Shigematsu and Koolhaas are both partners at OMA, the acclaimed architecture and urbanism practice. Recent ground-up constructions and expansions of innovative cultural spaces designed by OMA include the Taipei Performing Arts Centre, Taiwan (2022); Audrey Irmas Pavilion, Los Angeles, CA (2022); Denver Art Museum’s Design Galleries and Studio (2021); Axel Springer Campus, Berlin, Germany (2020); and WA Museum Boola Bardip, Australia (2020). Earlier buildings include Sotheby’s New York Headquarters (2019); Fondazione Prada, Milan, Italy (2018); Faena Forum, Miami, FL (2016); Pierre Lassonde Pavilion for Musée National des Beaux-Arts du Québec, Canada (2016); Cai Studio, NY (2015); Milstein Hall at Cornell University, NY (2011); and Casa da Música in Porto, Portugal (2005). In addition to the New Museum, OMA-designed projects currently under construction include Buffalo AKG Art Museum, NY; an addition to Tiffany & Co.’s Fifth Avenue Landmark Building, NY; Library Street Collective’s LANTERN in Detroit, MI; and Factory International in Manchester, England.

Building

The seven-story, 60,000-square-foot building will double the Museum’s exhibition spaces. Merging with current galleries on the Second, Third, and Fourth Floors, the OMA building will align ceiling heights to achieve connectivity between the buildings with additional space dedicated to community and education programs, including a permanent home for NEW INC. Further cementing the New Museum’s centrality to the cultural fabric of downtown Manhattan, the OMA expansion features a new public plaza at the intersection of the Bowery and Prince Street that will host art installations, performances, and gatherings. With this vastly expanded footprint and dynamic accessibility, the new building will exponentially increase our community impact.
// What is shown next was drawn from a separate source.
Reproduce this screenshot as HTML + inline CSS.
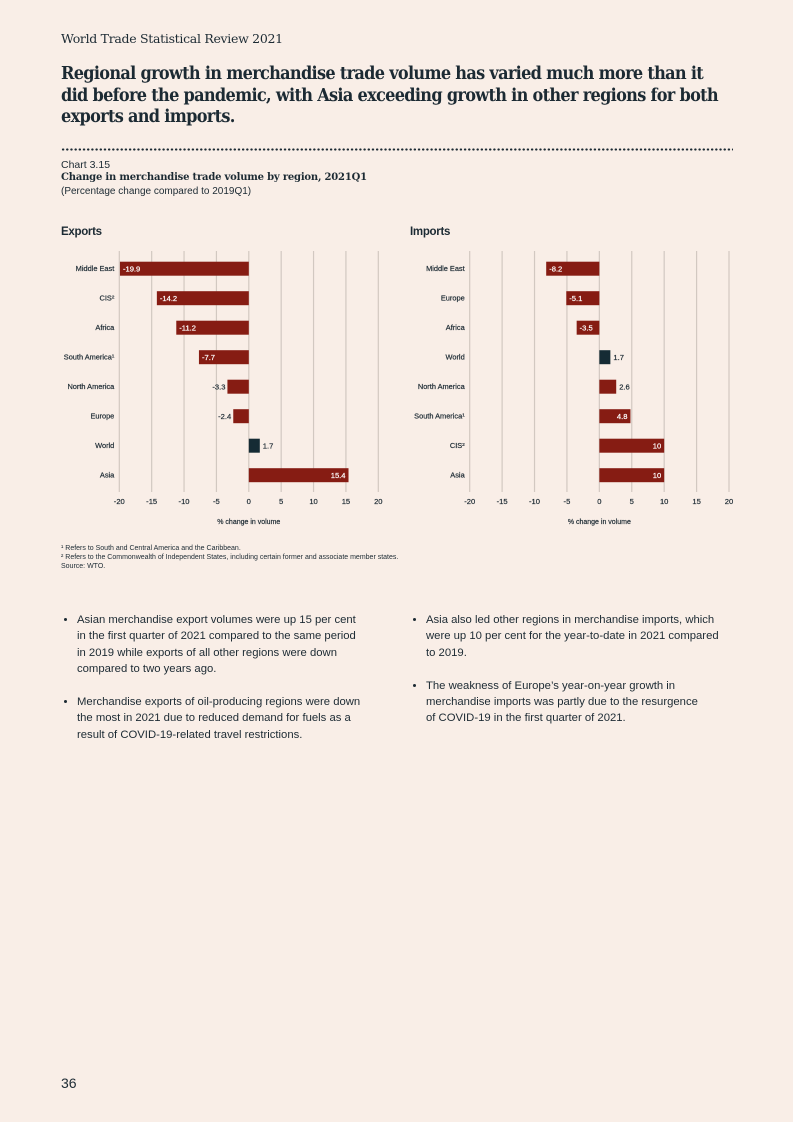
<!DOCTYPE html>
<html><head><meta charset="utf-8"><style>
body{margin:0;background:#f9eee7;}
#page{position:relative;width:793px;height:1122px;background:#f9eee7;color:#1c2a33;font-family:"Liberation Sans",sans-serif;overflow:hidden}
.abs{position:absolute}
#hdr{left:61px;top:31px;font-family:"DejaVu Serif",serif;font-size:12.5px;letter-spacing:-0.3px}
#title{left:61px;top:64px;width:720px;font-family:"DejaVu Serif",serif;font-weight:bold;font-size:17.3px;line-height:21.5px;letter-spacing:-0.75px;white-space:nowrap;transform:scaleX(0.934);transform-origin:0 0}
#dots{left:61px;top:148px;width:672px;height:3px;background-image:radial-gradient(circle,#1c2a33 1px,transparent 1.3px);background-size:4.2px 3px}
.ct{left:61px;font-size:10.5px}
.bul{font-size:11.3px;line-height:16.3px;width:300px}
.bul li{margin-bottom:17px}
ul{margin:0;padding-left:16px}
.fn{left:61px;font-size:7px;line-height:9px}
svg text{font-family:"Liberation Sans",sans-serif}
</style></head><body>
<div id="page">
<div class="abs" id="hdr">World Trade Statistical Review 2021</div>
<div class="abs" id="title">Regional growth in merchandise trade volume has varied much more than it<br>did before the pandemic, with Asia exceeding growth in other regions for both<br>exports and imports.</div>
<div class="abs" id="dots"></div>
<div class="abs ct" style="top:159px">Chart 3.15</div>
<div class="abs ct" style="top:172px;font-weight:bold;font-family:'DejaVu Serif',serif;font-size:10px;letter-spacing:-0.2px">Change in merchandise trade volume by region, 2021Q1</div>
<div class="abs ct" style="top:186px;font-size:10px">(Percentage change compared to 2019Q1)</div>
<svg class="abs" style="left:0;top:0" width="793" height="560" id="charts"></svg>
<div class="abs fn" style="top:544px">¹ Refers to South and Central America and the Caribbean.<br>² Refers to the Commonwealth of Independent States, including certain former and associate member states.<br>Source: WTO.</div>
<div class="abs bul" style="left:61px;top:612px"><ul>
<li>Asian merchandise export volumes were up 15 per cent in the first quarter of 2021 compared to the same period in 2019 while exports of all other regions were down compared to two years ago.</li>
<li>Merchandise exports of oil-producing regions were down the most in 2021 due to reduced demand for fuels as a result of COVID-19-related travel restrictions.</li></ul></div>
<div class="abs bul" style="left:410px;top:612px;width:340px;white-space:nowrap"><ul>
<li>Asia also led other regions in merchandise imports, which<br>were up 10 per cent for the year-to-date in 2021 compared<br>to 2019.</li>
<li>The weakness of Europe’s year-on-year growth in<br>merchandise imports was partly due to the resurgence<br>of COVID-19 in the first quarter of 2021.</li></ul></div>
<div class="abs" style="left:61px;top:1075px;font-size:14px">36</div>
</div>
<script>
const exportCats=["Middle East","CIS²","Africa","South America¹","North America","Europe","World","Asia"];
const exportVals=[-19.9,-14.2,-11.2,-7.7,-3.3,-2.4,1.7,15.4];
const importCats=["Middle East","Europe","Africa","World","North America","South America¹","CIS²","Asia"];
const importVals=[-8.2,-5.1,-3.5,1.7,2.6,4.8,10,10];
const importLabels=["-8.2","-5.1","-3.5","1.7","2.6","4.8","10","10"];
const exportLabels=["-19.9","-14.2","-11.2","-7.7","-3.3","-2.4","1.7","15.4"];
const ticks=[-20,-15,-10,-5,0,5,10,15,20];
const NS="http://www.w3.org/2000/svg";
const svg=document.getElementById('charts');
function mk(t,a,p){const e=document.createElementNS(NS,t);for(const k in a)e.setAttribute(k,a[k]);(p||svg).appendChild(e);return e;}
function chart(name,title,x0,x1,cats,vals,labels,px){
 const g=mk('g',{});
 
 
 const xs=v=>x0+(v+20)/40*(x1-x0);
 const ys=i=>268.7+i*29.5;
 const tt=mk('text',{x:px,y:235,'font-size':11.5,'font-weight':'bold','font-family':'DejaVu Serif','letter-spacing':-0.3,fill:'#1c2a33'},g);tt.textContent=title;
 
 
 ticks.forEach(t=>{
  const l=mk('line',{x1:xs(t),x2:xs(t),y1:251,y2:492,stroke:'#d2c8c1','stroke-width':1.2},g);
  
  
  const tx=mk('text',{x:xs(t),y:504,'font-size':7.6,'text-anchor':'middle',fill:'#1c2a33',stroke:'#1c2a33','stroke-width':0.2},g);tx.textContent=t;
  
  
 });
 const at=mk('text',{x:xs(0),y:524,'font-size':7,'text-anchor':'middle',fill:'#1c2a33',stroke:'#1c2a33','stroke-width':0.2},g);at.textContent='% change in volume';
 
 
 cats.forEach((c,i)=>{
  const v=vals[i],y=ys(i);
  const cl=mk('text',{x:x0-5,y:y+2.5,'font-size':7.4,'text-anchor':'end',fill:'#1c2a33',stroke:'#1c2a33','stroke-width':0.2},g);cl.textContent=c;
  
  
  const a=Math.min(xs(0),xs(v)),w=Math.abs(xs(v)-xs(0));
  const r=mk('rect',{x:a,y:y-7,width:w,height:14,fill:c==='World'?'#152b34':'#861c13'},g);
  
  
  let lx,anc,col;
  if(w>22){col='#fff';if(v<0){lx=xs(v)+3;anc='start'}else{lx=xs(v)-3;anc='end'}}
  else{col='#1c2a33';if(v<0){lx=xs(v)-2;anc='end'}else{lx=xs(v)+3;anc='start'}}
  const vl=mk('text',{x:lx,y:y+2.7,'font-size':7.6,'text-anchor':anc,fill:col,stroke:col,'stroke-width':0.2},g);vl.textContent=labels[i];
  
  
 });
}
chart('exports-chart','Exports',119.3,378.3,exportCats,exportVals,exportLabels,61);
chart('imports-chart','Imports',469.7,729,importCats,importVals,importLabels,410);
</script>
</body></html>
The OMA design will improve vertical circulation for museum visitors with the addition of an atrium stairway, which will offer views of the surrounding neighborhood and the opportunity for innovative art installations. The stairway and new entry will align with the terminus of Prince Street, opening up the Museum to the city with a visual invitation to enter the building and climb to the top of a world of cultural possibilities. The OMA building will also provide more public spaces and services, including an expanded lobby, a larger bookstore, an upper-level forum for education and public programs that will connect to the existing Sky Room, an artist studio, and a new eighty-seat restaurant. In addition, it will feature three additional elevators—two of which will be dedicated to gallery access—as well as more efficient organization of vital back-of-house, storage, and office space.

Made out of laminated glass with metal mesh, the façade will provide a simple, unified exterior adjacent to the SANAA building by using materials that recall and complement the original façade while allowing for a higher degree of transparency. The OMA building will communicate the activities of the Museum outward, while creating an inviting presence that also draws the public inward.